Manny: more than just a portrait of an icon
Boxing is a cruel sport. It demands so much but gives very little. And what goes on inside the ring is but a microcosm of a boxer’s life outside of it – a continuous struggle not just to survive the opposition, but to defeat it, as well. And watching the documentary film Manny (shown under limited release last week), we got to see the nuances of the sport while simultaneously witnessing a detailed profiling of not just one boxer, but perhaps every boxer who has had the courage to step inside this brutal industry.

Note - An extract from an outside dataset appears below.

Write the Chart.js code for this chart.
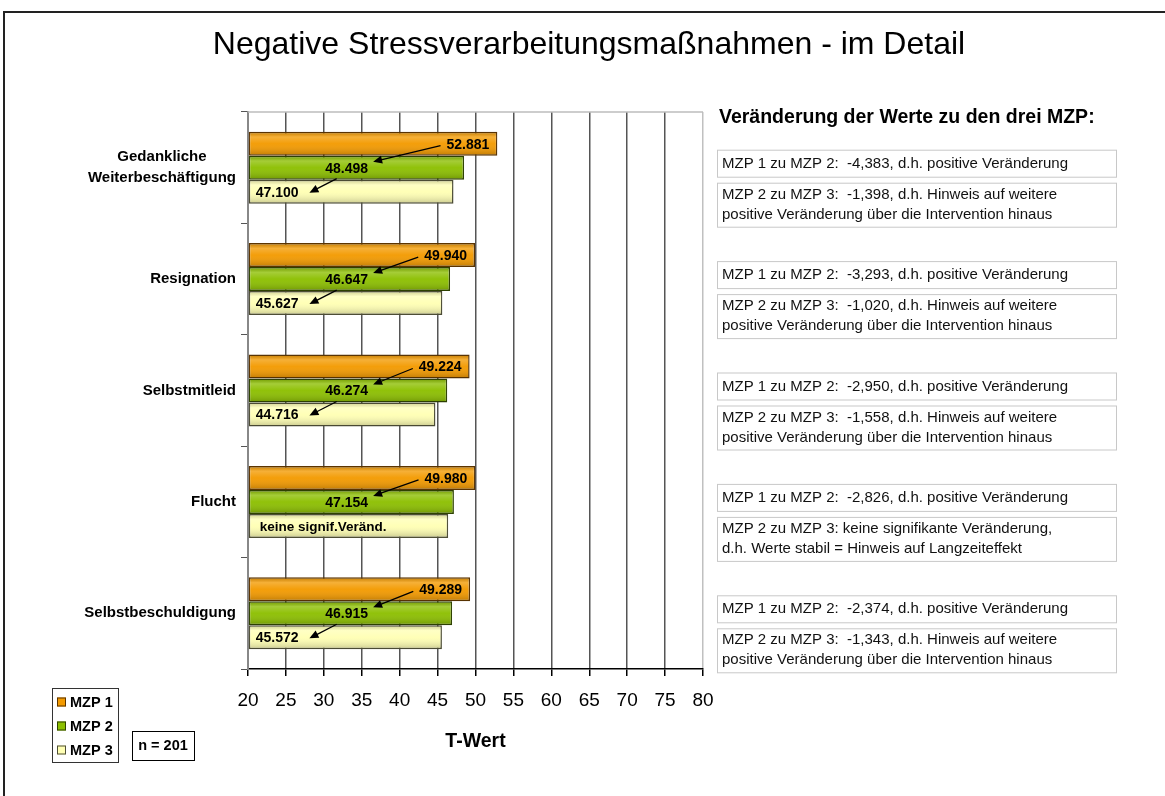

Directed by Academy Award-winning filmmaker Leon Gast and debuting director Ryan Moore, Manny is a well-paced chronicle of the Filipino champion’s rise from the muck of poverty to an iconic status worthy of a Hall of Fame induction. The attention to detail coupled by the unflinching honesty of both Gast and Moore elevate this documentary way above the genre’s best in recent times.
And Gast, perhaps most known for his Oscar-winning documentary When We Were Kings (1997), is the perfect director to helm this project. His knack for social commentary was deeply felt when he chose to chronicle Muhammad Ali’s historic fight in Zaire against the hard-hitting George Foreman. And for the longest time, a select few boxing and film aficionados have waited for the New Jersey native to make a follow up to Kings. There’s a hint that the filmmaker was just waiting for another boxer to transcend the sport like Ali. And now he has found Pacquiao, a fighter whose boxing style resembles an entire culture and whose ideals greatly echo the values of a nation.

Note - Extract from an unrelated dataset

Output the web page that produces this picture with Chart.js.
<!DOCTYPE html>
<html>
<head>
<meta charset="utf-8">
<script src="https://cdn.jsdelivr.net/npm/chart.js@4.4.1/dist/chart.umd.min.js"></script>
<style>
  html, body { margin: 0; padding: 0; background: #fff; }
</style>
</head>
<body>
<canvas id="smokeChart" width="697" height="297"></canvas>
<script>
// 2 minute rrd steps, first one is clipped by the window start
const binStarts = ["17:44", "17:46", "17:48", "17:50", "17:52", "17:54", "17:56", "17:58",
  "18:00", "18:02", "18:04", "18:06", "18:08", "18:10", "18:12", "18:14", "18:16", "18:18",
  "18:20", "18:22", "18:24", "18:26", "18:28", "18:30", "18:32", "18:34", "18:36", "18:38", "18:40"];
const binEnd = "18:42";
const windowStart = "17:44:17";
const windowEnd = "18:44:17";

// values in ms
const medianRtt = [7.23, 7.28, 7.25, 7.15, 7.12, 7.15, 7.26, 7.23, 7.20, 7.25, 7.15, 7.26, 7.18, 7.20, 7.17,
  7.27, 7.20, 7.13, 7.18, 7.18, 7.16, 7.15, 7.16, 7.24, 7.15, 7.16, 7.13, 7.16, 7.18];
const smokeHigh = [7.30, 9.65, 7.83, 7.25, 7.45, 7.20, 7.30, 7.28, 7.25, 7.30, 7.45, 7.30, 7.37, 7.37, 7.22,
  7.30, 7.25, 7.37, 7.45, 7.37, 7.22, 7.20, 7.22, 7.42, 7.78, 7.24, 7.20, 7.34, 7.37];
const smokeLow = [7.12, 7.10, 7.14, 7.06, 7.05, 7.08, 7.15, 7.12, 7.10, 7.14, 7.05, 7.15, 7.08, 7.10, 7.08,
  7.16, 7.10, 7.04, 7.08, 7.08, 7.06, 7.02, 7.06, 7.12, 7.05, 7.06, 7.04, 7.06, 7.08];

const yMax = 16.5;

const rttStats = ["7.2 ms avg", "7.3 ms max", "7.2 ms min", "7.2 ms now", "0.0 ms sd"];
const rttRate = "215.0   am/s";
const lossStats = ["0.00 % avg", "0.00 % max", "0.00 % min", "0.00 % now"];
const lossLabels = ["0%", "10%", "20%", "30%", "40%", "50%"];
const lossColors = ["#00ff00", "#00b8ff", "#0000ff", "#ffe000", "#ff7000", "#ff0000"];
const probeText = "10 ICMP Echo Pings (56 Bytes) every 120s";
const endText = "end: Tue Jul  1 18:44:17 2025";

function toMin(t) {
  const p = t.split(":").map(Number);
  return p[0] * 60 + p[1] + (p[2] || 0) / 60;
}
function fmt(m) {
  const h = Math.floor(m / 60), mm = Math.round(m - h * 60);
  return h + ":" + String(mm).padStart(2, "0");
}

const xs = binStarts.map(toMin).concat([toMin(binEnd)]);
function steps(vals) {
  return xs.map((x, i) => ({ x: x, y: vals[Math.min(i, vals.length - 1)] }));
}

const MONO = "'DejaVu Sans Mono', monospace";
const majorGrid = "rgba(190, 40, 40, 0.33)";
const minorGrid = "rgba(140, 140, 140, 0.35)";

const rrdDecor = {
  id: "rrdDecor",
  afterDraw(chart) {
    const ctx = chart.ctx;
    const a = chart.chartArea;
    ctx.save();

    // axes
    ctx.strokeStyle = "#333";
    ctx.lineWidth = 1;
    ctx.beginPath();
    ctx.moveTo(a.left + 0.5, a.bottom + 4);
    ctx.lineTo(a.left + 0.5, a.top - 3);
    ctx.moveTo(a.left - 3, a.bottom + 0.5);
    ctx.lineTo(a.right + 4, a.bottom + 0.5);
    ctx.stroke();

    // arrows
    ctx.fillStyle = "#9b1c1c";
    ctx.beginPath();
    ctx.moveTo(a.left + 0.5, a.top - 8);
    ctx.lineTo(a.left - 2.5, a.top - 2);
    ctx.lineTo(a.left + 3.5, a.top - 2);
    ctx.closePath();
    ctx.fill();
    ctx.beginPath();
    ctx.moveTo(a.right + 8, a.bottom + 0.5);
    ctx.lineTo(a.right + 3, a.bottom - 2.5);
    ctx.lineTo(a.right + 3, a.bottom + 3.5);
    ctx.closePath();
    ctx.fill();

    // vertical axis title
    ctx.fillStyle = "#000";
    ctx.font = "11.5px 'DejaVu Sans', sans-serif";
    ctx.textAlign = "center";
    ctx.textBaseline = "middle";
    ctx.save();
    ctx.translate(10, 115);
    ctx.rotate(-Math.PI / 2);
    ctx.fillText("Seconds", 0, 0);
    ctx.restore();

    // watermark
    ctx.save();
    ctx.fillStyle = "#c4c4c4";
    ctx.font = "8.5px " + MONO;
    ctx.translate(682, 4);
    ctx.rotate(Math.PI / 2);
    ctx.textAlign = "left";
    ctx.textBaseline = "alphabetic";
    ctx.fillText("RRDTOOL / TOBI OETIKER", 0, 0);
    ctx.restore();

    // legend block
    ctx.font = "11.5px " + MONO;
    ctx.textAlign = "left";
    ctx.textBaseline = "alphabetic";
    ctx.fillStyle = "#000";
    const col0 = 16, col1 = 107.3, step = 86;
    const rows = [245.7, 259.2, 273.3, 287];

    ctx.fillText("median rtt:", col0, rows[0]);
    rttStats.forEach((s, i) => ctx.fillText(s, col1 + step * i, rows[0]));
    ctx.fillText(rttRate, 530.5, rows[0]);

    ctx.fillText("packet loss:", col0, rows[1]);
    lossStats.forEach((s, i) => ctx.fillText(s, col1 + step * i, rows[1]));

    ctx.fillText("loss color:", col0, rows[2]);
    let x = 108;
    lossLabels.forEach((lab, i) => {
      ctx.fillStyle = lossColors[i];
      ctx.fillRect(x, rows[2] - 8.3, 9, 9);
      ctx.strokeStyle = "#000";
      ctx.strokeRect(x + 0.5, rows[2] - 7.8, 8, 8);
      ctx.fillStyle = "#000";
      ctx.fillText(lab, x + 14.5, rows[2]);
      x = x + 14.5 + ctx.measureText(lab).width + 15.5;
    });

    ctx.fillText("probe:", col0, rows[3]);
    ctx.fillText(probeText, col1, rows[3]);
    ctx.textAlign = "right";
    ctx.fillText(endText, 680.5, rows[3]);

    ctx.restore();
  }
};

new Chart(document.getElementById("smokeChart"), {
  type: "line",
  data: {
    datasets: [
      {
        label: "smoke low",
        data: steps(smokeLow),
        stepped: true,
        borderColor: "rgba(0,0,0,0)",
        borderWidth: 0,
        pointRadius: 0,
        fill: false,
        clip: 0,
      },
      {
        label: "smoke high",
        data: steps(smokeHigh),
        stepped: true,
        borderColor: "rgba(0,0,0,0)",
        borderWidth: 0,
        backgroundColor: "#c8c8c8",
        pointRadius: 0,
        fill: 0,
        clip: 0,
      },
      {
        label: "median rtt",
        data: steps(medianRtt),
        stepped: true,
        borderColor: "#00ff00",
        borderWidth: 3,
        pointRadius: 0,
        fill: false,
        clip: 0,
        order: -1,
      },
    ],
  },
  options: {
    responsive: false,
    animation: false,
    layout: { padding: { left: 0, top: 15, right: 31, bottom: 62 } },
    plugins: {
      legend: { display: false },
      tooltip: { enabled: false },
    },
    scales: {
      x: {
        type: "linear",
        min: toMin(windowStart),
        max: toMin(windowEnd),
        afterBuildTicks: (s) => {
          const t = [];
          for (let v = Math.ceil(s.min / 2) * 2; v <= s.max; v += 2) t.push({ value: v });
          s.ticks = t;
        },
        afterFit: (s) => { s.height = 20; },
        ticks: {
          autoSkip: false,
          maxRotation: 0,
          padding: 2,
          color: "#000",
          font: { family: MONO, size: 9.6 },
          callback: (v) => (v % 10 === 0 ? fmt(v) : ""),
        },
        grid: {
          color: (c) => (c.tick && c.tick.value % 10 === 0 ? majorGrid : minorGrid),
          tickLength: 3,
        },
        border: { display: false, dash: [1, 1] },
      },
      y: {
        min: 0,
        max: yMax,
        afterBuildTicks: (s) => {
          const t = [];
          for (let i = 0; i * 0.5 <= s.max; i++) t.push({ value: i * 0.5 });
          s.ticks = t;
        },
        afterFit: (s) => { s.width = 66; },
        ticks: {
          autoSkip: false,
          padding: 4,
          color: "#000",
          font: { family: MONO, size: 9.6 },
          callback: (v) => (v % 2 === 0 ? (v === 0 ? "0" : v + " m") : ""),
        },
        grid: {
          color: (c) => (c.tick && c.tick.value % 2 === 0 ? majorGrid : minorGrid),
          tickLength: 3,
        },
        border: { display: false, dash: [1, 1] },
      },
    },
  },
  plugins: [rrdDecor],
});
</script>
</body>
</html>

However, it is his life that takes center stage in this 2-hour cinematic experience. And what challenge it is for the filmmakers to make their documentary stand out, as boxing and film have had one of the longest-running love affairs in history. The old “boxer fights his way out of poverty” yarn has been spun too many times already, not to mention the fact that Manny is one of the most documented athletes today.
This obvious hurdle, however, was surpassed by the filmmakers’ dedication to fish out the most telling moments in Pacquiao’s storied 20-year career. Gast and Moore reviewed more than a thousand hours of footage and hundreds of archived videos to effectively forward the plot and send their message across. The former boxer in me finds this effort very commendable as the unseen subtleties and undisclosed truths get surfaced in blunt view.
The jabs of the job
Having had a career as a pro fighter, I have come to learn that the sport is one of the most demanding of all—physically, psychologically, even financially. An average new-comer (someone with a record of no more than 5 fights) today will only make five thousand pesos or less for a four-round fight. And after paying his trainer and the cut of the manager (if he has one), a fighter will only take home a measly amount that is barely enough to get him through another fight (which happens in an average of once every two months). And while suffering an economy that is dwindling during his time, Manny started out much like everybody else, earning as little as one hundred Pesos ($2) for his first professional fight. With no other skill set that can bring money to the table, Manny (and every starting young boxer) is forced to take extra income as a personal trainer to middle to upper class citizens while at the same time using the gym as his surrogate home.
Another truth that I have come to accept is the fact that in boxing, the sport and the industry are two different things. And the film does not shy around in revealing this as well. Boxers are like matadors and bulls in an arena crowded by people hungry for violence. But beyond the fighting, the blinding lights, and the incessant shouts are the select few who sit at a safe distance, watching the events unfold with little care for the well being of the fighters. Those whose pockets are getting heavy by every punch connected with violent intent. The promoters, the managers, and the media are the ones making the most money in the industry, while the boxers and the trainers are the ones who still believe in the sanctity of the sport, despite not making as much. There is something broken in boxing, where only one or two fighters can get to make millions while about 90% of all pros struggle to make ends meet on a daily basis. And this might be beyond fixing if not for films like Manny, which dances on thin ice as it depicts what really lies beyond the lucrative business of prizefighting.
Rolling with the punches, literally, for his country
As revealed with scathing honesty by Leon Gast and Ryan Moore, Manny is not just a documentary that highlights the drama of a sport loved by so many Filipinos. It ventures into places we’ve never seen and makes us appreciate what Manny, our idol, has gone through. The cruelty of it is not seen in the rigorous training regimens or the ferocious battles in the ring, but outside, where real life happens – inflicted by those who have nothing to do with boxing itself.
Despite this unkindness, we see Manny Pacquiao lace up his gloves, walk his way towards the ring with a cheerful smile, and fight with so much zest for life. Why? From the lips of the Fighting Congressman himself, “it’s God’s will.” Such is the greatness of this man that after all the struggle and defeat he has had over the last two decades, he continues to fight not for himself, but for something that is far bigger than him or the sport combined. And with the help of Gast’s gift for narrative and Moore’s ardent devotion to the craft, Manny’s life becomes solidified in boxing lore, and further sheds light to the idea that life is like boxing, defeat is realized not when you get knocked down, but when you refuse to stand again.